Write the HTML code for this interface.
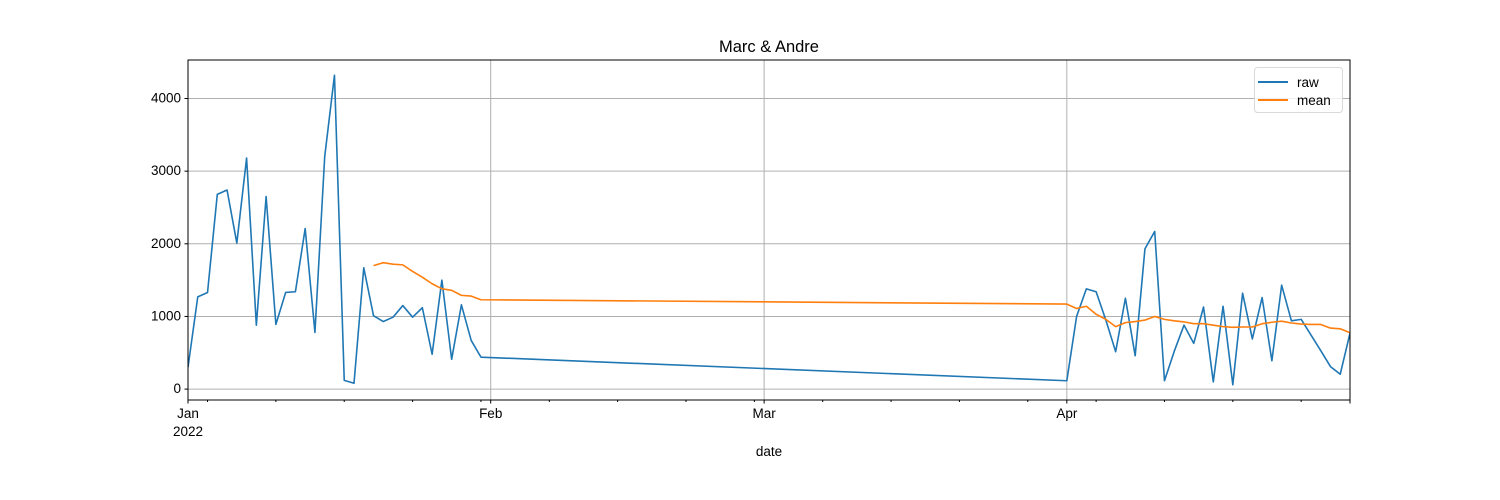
<!DOCTYPE html>
<html><head><meta charset="utf-8">
<style>
html,body{margin:0;padding:0;background:#fff;}
svg{display:block;font-family:"Liberation Sans","DejaVu Sans",sans-serif;}
</style></head>
<body>
<svg id="chart" width="1500" height="500" xmlns="http://www.w3.org/2000/svg"></svg>
<script>
// ---- data ----
const janRawDays = ["2022-01-01","2022-01-02","2022-01-03","2022-01-04","2022-01-05","2022-01-06","2022-01-07","2022-01-08","2022-01-09","2022-01-10","2022-01-11","2022-01-12","2022-01-13","2022-01-14","2022-01-15","2022-01-16","2022-01-17","2022-01-18","2022-01-19","2022-01-20","2022-01-21","2022-01-22","2022-01-23","2022-01-24","2022-01-25","2022-01-26","2022-01-27","2022-01-28","2022-01-29","2022-01-30","2022-01-31"];
const janRawValues = [300,1270,1330,2680,2740,2010,3180,880,2650,890,1330,1340,2210,780,3200,4320,120,80,1670,1010,930,990,1150,990,1120,480,1500,410,1160,670,440];
const aprRawDays = ["2022-04-01","2022-04-02","2022-04-03","2022-04-04","2022-04-05","2022-04-06","2022-04-07","2022-04-08","2022-04-09","2022-04-10","2022-04-11","2022-04-12","2022-04-13","2022-04-14","2022-04-15","2022-04-16","2022-04-17","2022-04-18","2022-04-19","2022-04-20","2022-04-21","2022-04-22","2022-04-23","2022-04-24","2022-04-25","2022-04-26","2022-04-27","2022-04-28","2022-04-29","2022-04-30"];
const aprRawValues = [115,1000,1380,1340,950,515,1250,460,1930,2170,115,520,880,630,1130,100,1140,60,1320,690,1260,390,1430,940,960,745,530,310,205,770];
const janMeanDays = ["2022-01-20","2022-01-21","2022-01-22","2022-01-23","2022-01-24","2022-01-25","2022-01-26","2022-01-27","2022-01-28","2022-01-29","2022-01-30","2022-01-31"];
const janMeanValues = [1700,1740,1720,1710,1620,1540,1450,1380,1360,1290,1280,1230];
const aprMeanValues = [1170,1110,1140,1030,960,860,915,930,950,1000,960,940,925,900,900,880,860,850,855,855,900,920,935,910,895,890,890,840,830,775];
const yTicks = [0,1000,2000,3000,4000];
const monthTicks = ["2022-01-01","2022-02-01","2022-03-01","2022-04-01"];
const monthLabels = ["Jan","Feb","Mar","Apr"];

// ---- layout ----
const L=188, R=1350, T=60, B=400;
const d0 = Date.UTC(2022,0,1), d1 = Date.UTC(2022,3,30);
const dayMs = 86400000;
function tOf(s){const p=s.split("-");return Date.UTC(+p[0],+p[1]-1,+p[2]);}
function xs(s){return L + (tOf(s)-d0)/(d1-d0)*(R-L);}
const yMin=-150, yMax=4530;
function ys(v){return B - (v-yMin)/(yMax-yMin)*(B-T);}

const svg=document.getElementById("chart");
const NS="http://www.w3.org/2000/svg";
function mk(tag,attrs,parent){const e=document.createElementNS(NS,tag);for(const k in attrs)e.setAttribute(k,attrs[k]);(parent||svg).appendChild(e);return e;}

// grid
const grid=mk("g",{});


yTicks.forEach(v=>{const y=ys(v);mk("line",{x1:L,x2:R,y1:y,y2:y,stroke:"#b0b0b0","stroke-width":1},grid);});
monthTicks.forEach(m=>{const x=xs(m);mk("line",{x1:x,x2:x,y1:T,y2:B,stroke:"#b0b0b0","stroke-width":1},grid);});

// series
function poly(days,vals,color,name){
  const pts=days.map((d,i)=>xs(d).toFixed(2)+","+ys(vals[i]).toFixed(2)).join(" ");
  const p=mk("polyline",{points:pts,fill:"none",stroke:color,"stroke-width":1.6,"stroke-linejoin":"round"});
  
  
}
const clip=mk("clipPath",{id:"c"});mk("rect",{x:L,y:T,width:R-L,height:B-T},clip);
const g=mk("g",{"clip-path":"url(#c)"});
const rawDays=janRawDays.concat(aprRawDays), rawVals=janRawValues.concat(aprRawValues);
const meanDays=janMeanDays.concat(aprRawDays), meanVals=janMeanValues.concat(aprMeanValues);
(function(){const pts=rawDays.map((d,i)=>xs(d).toFixed(2)+","+ys(rawVals[i]).toFixed(2)).join(" ");
 const p=mk("polyline",{points:pts,fill:"none",stroke:"#1f77b4","stroke-width":1.6,"stroke-linejoin":"round"},g);
 
 })();
(function(){const pts=meanDays.map((d,i)=>xs(d).toFixed(2)+","+ys(meanVals[i]).toFixed(2)).join(" ");
 const p=mk("polyline",{points:pts,fill:"none",stroke:"#ff7f0e","stroke-width":1.6,"stroke-linejoin":"round"},g);
 
 })();

// frame
const frame=mk("rect",{x:L,y:T,width:R-L,height:B-T,fill:"none",stroke:"#000","stroke-width":1});



// y ticks
yTicks.forEach(v=>{const y=ys(v);mk("line",{x1:L-3.5,x2:L,y1:y,y2:y,stroke:"#000"});
 const t=mk("text",{x:L-7,y:y+4,"text-anchor":"end","font-size":13.5});t.textContent=v;
 
 });

// x minor ticks (Mondays)
for(let t=Date.UTC(2022,0,3);t<=d1;t+=7*dayMs){const x=L+(t-d0)/(d1-d0)*(R-L);mk("line",{x1:x,x2:x,y1:B,y2:B+2,stroke:"#000"});}
// x major ticks
monthTicks.forEach((m,i)=>{const x=xs(m);mk("line",{x1:x,x2:x,y1:B,y2:B+3.5,stroke:"#000"});
 const t=mk("text",{x:x,y:B+18,"text-anchor":"middle","font-size":13.5});t.textContent=monthLabels[i];
 
 });
mk("line",{x1:R,x2:R,y1:B,y2:B+3.5,stroke:"#000"});
const yr=mk("text",{x:L,y:B+36,"text-anchor":"middle","font-size":13.5});yr.textContent="2022";



const xl=mk("text",{x:(L+R)/2,y:456,"text-anchor":"middle","font-size":13.5});xl.textContent="date";


const ti=mk("text",{x:(L+R)/2,y:52,"text-anchor":"middle","font-size":16.5});ti.textContent="Marc & Andre";



// legend
const lg=mk("g",{});


mk("rect",{x:1254.5,y:67.5,width:88,height:45,rx:3,fill:"#fff","fill-opacity":0.8,stroke:"#d9d9d9"},lg);
mk("line",{x1:1258,x2:1288,y1:82,y2:82,stroke:"#1f77b4","stroke-width":2},lg);
mk("line",{x1:1258,x2:1288,y1:100,y2:100,stroke:"#ff7f0e","stroke-width":2},lg);
const l1=mk("text",{x:1297,y:87,"font-size":13.5},lg);l1.textContent="raw";


const l2=mk("text",{x:1297,y:105,"font-size":13.5},lg);l2.textContent="mean";


</script>
</body></html>
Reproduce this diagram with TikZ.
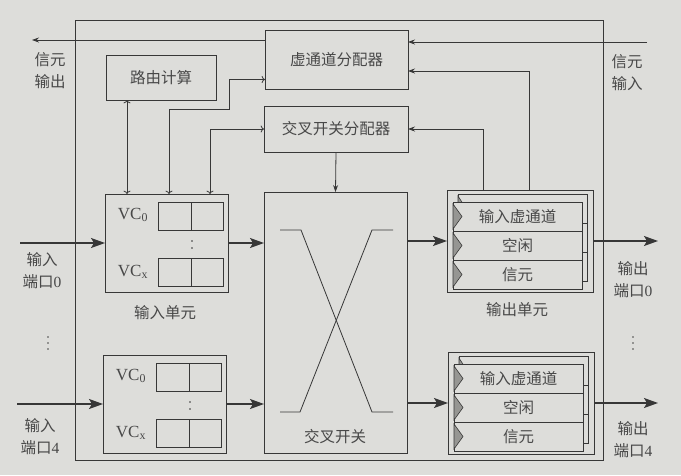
\documentclass[tikz,border=0pt]{standalone}
\usepackage{fontspec}
\setmainfont{Liberation Serif}
\newfontfamily\cjk{Noto Sans CJK SC}
\usetikzlibrary{arrows.meta}

\definecolor{bgcol}{RGB}{221,221,218}
\definecolor{linecol}{RGB}{55,55,55}
\definecolor{textcol}{RGB}{72,72,72}
\definecolor{tabcol}{RGB}{150,150,147}

\tikzset{
  box/.style={draw=linecol, line width=0.9pt, fill=bgcol, anchor=north west,
    inner sep=0pt, outer sep=0pt, text=textcol, font=\cjk\fontsize{15.5}{22}\selectfont},
  buf/.style={draw=linecol, line width=0.9pt, anchor=north west, inner sep=0pt,
    minimum width=65pt, minimum height=28pt},
  row/.style={box, line width=0.8pt, minimum width=129pt, minimum height=29pt},
  lbl/.style={text=textcol, font=\cjk\fontsize{15.5}{22}\selectfont, align=center, inner sep=0pt},
  vc/.style={text=textcol, font=\fontsize{17}{20}\selectfont, inner sep=0pt},
  tab/.style={draw=linecol, line width=0.6pt, fill=tabcol},
  data/.style={draw=linecol, line width=1.4pt, -{Stealth[length=14pt,width=10pt,inset=3pt]}},
  ctrl/.style={draw=linecol, line width=0.8pt, -{Stealth[length=7pt,width=5pt]}}
}

\begin{document}
\begin{tikzpicture}[x=1pt,y=-1pt]
  % Background and page size
  \fill[bgcol] (0,0) rectangle (681,475);
  \useasboundingbox (0,0) rectangle (681,475);

  % Router frame
  \draw[linecol, line width=0.9pt] (75,20) rectangle (603,460);

  % Allocators and route computation
  \node[box, minimum width=110pt, minimum height=45pt] (rc) at (106,55) {路由计算};
  \node[box, minimum width=143pt, minimum height=59pt] (vca) at (265,30) {虚通道分配器};
  \node[box, minimum width=144pt, minimum height=46pt] (xa) at (264,106) {交叉开关分配器};

  % Crossbar switch
  \node[box, minimum width=143pt, minimum height=261pt] (xbar) at (264,192) {};
  \draw[linecol, line width=0.8pt] (280,230) -- (301,230) -- (372,412) -- (393,412);
  \draw[linecol, line width=0.8pt] (280,412) -- (300,412) -- (372,230) -- (393,230);
  \node[lbl] (lxbar) at (335,437) {交叉开关};

  % Input units
  \foreach \u/\x/\y in {0/105/194, 4/103/355} {
    \node[box, minimum width=123pt, minimum height=98pt] (iu\u) at (\x,\y) {};
    \node[buf] (iu\u-a) at (\x+53,\y+8) {};
    \node[buf] (iu\u-b) at (\x+53,\y+64) {};
    \draw[linecol, line width=0.9pt] (iu\u-a.north) -- (iu\u-a.south);
    \draw[linecol, line width=0.9pt] (iu\u-b.north) -- (iu\u-b.south);
    \node[vc] at (\x+28,\y+21) {VC\textsubscript{0}};
    \node[vc] at (\x+28,\y+78) {VC\textsubscript{x}};
    \fill[linecol] (\x+87,\y+47) circle (0.9pt) (\x+87,\y+54) circle (0.9pt);
  }
  \node[lbl] (liu) at (165,313) {输入单元};

  % Output units (stacked virtual channel cards)
  \foreach \u/\x/\y in {0/447/190, 4/448/352} {
    \node[box, minimum width=146pt, minimum height=102pt] (ou\u) at (\x,\y) {};
    \foreach \r in {0,1,2} {
      \draw[linecol, fill=bgcol, line width=0.7pt] (\x+11,\y+4+29*\r) rectangle ++(129,29);
      \draw[tab] (\x+11,\y+6+29*\r) -- (\x+19,\y+18.5+29*\r) -- (\x+11,\y+31+29*\r) -- cycle;
    }
    \foreach \r/\t in {0/输入虚通道, 1/空闲, 2/信元} {
      \node[row] (ou\u-\r) at (\x+6,\y+12+29*\r) {\t};
      \draw[tab] (\x+6,\y+14+29*\r) -- (\x+15,\y+26.5+29*\r) -- (\x+6,\y+39+29*\r) -- cycle;
    }
  }
  \node[lbl] (lou) at (517,310) {输出单元};

  % Port labels
  \node[lbl] (lcout) at (50,71) {信元\\输出};
  \node[lbl] (lcin) at (627,73) {信元\\输入};
  \node[lbl] (lin0) at (42,271) {输入\\端口{\normalfont 0}};
  \node[lbl] (lin4) at (40,437) {输入\\端口{\normalfont 4}};
  \node[lbl] (lout0) at (633,280) {输出\\端口{\normalfont 0}};
  \node[lbl] (lout4) at (633,440) {输出\\端口{\normalfont 4}};
  \foreach \px in {48,633}
    \fill[textcol] (\px,337) circle (0.9pt) (\px,343) circle (0.9pt) (\px,349) circle (0.9pt);

  % Data path
  \coordinate (in0) at (20,243);
  \coordinate (in4) at (17,404);
  \coordinate (out0) at (658,241);
  \coordinate (out4) at (658,403);
  \draw[data] (in0) -- (iu0.west);
  \draw[data] (in4) -- (iu4.west);
  \draw[data] (iu0.east) -- (xbar.west |- iu0.east);
  \draw[data] (iu4.east) -- (xbar.west |- iu4.east);
  \draw[data] (xbar.east |- ou0.west) -- (ou0.west);
  \draw[data] (xbar.east |- ou4.west) -- (ou4.west);
  \draw[data] (ou0.east) -- (out0);
  \draw[data] (ou4.east) -- (out4);

  % Control signals
  \draw[ctrl, <->] ([xshift=22pt]iu0.north west) -- ([xshift=22pt]iu0.north west |- rc.south);
  \draw[ctrl, <->] ([xshift=64pt]iu0.north west) |- (229,109) |- ([yshift=-20pt]vca.west);
  \draw[ctrl, <->] ([xshift=105pt]iu0.north west) |- (xa.west);
  \draw[ctrl] ([xshift=36pt]ou0.north west) |- (xa.east);
  \draw[ctrl] ([xshift=82pt]ou0.north west) |- ([yshift=-11.5pt]vca.east);
  \draw[ctrl] (xa.south) -- (xbar.north);

  % Credits
  \coordinate (cin) at (647,42);
  \coordinate (cout) at (32,40);
  \draw[ctrl] (cin) -- (vca.east |- cin);
  \draw[ctrl] (vca.west |- cout) -- (cout);
\end{tikzpicture}
\end{document}
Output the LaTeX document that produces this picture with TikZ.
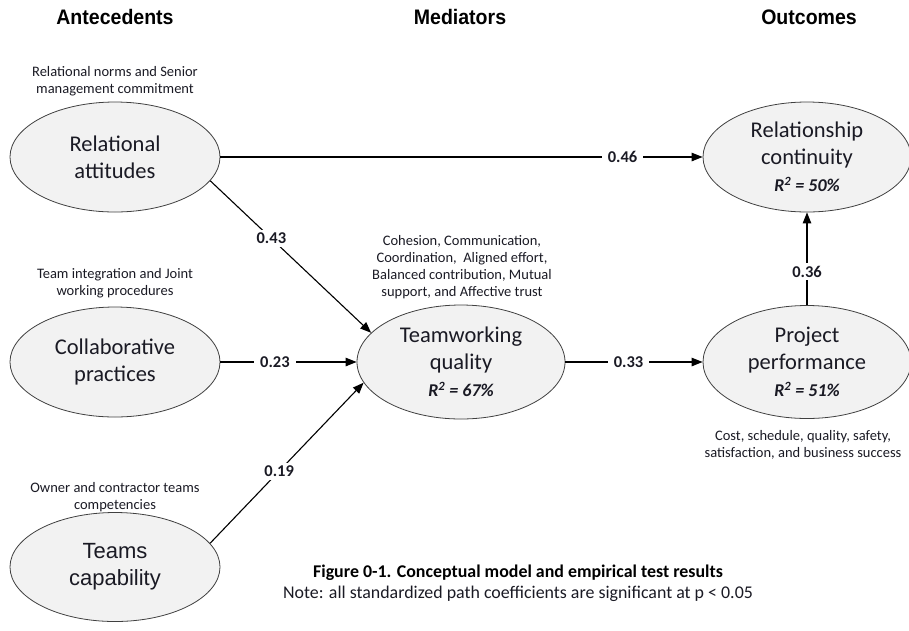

WORK REQUIRED »
Repeat, with no pictures, exactly the lines from the one containing "Reproduce this diagram with TikZ." through the one containing "(lxbar) at (335,437)", the first and last included.

OUTPUT FOR THIS EXERCISE »
Reproduce this diagram with TikZ.
\documentclass[tikz,border=0pt]{standalone}
\usepackage{fontspec}
\setmainfont{Liberation Serif}
\newfontfamily\cjk{Noto Sans CJK SC}
\usetikzlibrary{arrows.meta}

\definecolor{bgcol}{RGB}{221,221,218}
\definecolor{linecol}{RGB}{55,55,55}
\definecolor{textcol}{RGB}{72,72,72}
\definecolor{tabcol}{RGB}{150,150,147}

\tikzset{
  box/.style={draw=linecol, line width=0.9pt, fill=bgcol, anchor=north west,
    inner sep=0pt, outer sep=0pt, text=textcol, font=\cjk\fontsize{15.5}{22}\selectfont},
  buf/.style={draw=linecol, line width=0.9pt, anchor=north west, inner sep=0pt,
    minimum width=65pt, minimum height=28pt},
  row/.style={box, line width=0.8pt, minimum width=129pt, minimum height=29pt},
  lbl/.style={text=textcol, font=\cjk\fontsize{15.5}{22}\selectfont, align=center, inner sep=0pt},
  vc/.style={text=textcol, font=\fontsize{17}{20}\selectfont, inner sep=0pt},
  tab/.style={draw=linecol, line width=0.6pt, fill=tabcol},
  data/.style={draw=linecol, line width=1.4pt, -{Stealth[length=14pt,width=10pt,inset=3pt]}},
  ctrl/.style={draw=linecol, line width=0.8pt, -{Stealth[length=7pt,width=5pt]}}
}

\begin{document}
\begin{tikzpicture}[x=1pt,y=-1pt]
  % Background and page size
  \fill[bgcol] (0,0) rectangle (681,475);
  \useasboundingbox (0,0) rectangle (681,475);

  % Router frame
  \draw[linecol, line width=0.9pt] (75,20) rectangle (603,460);

  % Allocators and route computation
  \node[box, minimum width=110pt, minimum height=45pt] (rc) at (106,55) {路由计算};
  \node[box, minimum width=143pt, minimum height=59pt] (vca) at (265,30) {虚通道分配器};
  \node[box, minimum width=144pt, minimum height=46pt] (xa) at (264,106) {交叉开关分配器};

  % Crossbar switch
  \node[box, minimum width=143pt, minimum height=261pt] (xbar) at (264,192) {};
  \draw[linecol, line width=0.8pt] (280,230) -- (301,230) -- (372,412) -- (393,412);
  \draw[linecol, line width=0.8pt] (280,412) -- (300,412) -- (372,230) -- (393,230);
  \node[lbl] (lxbar) at (335,437) {交叉开关};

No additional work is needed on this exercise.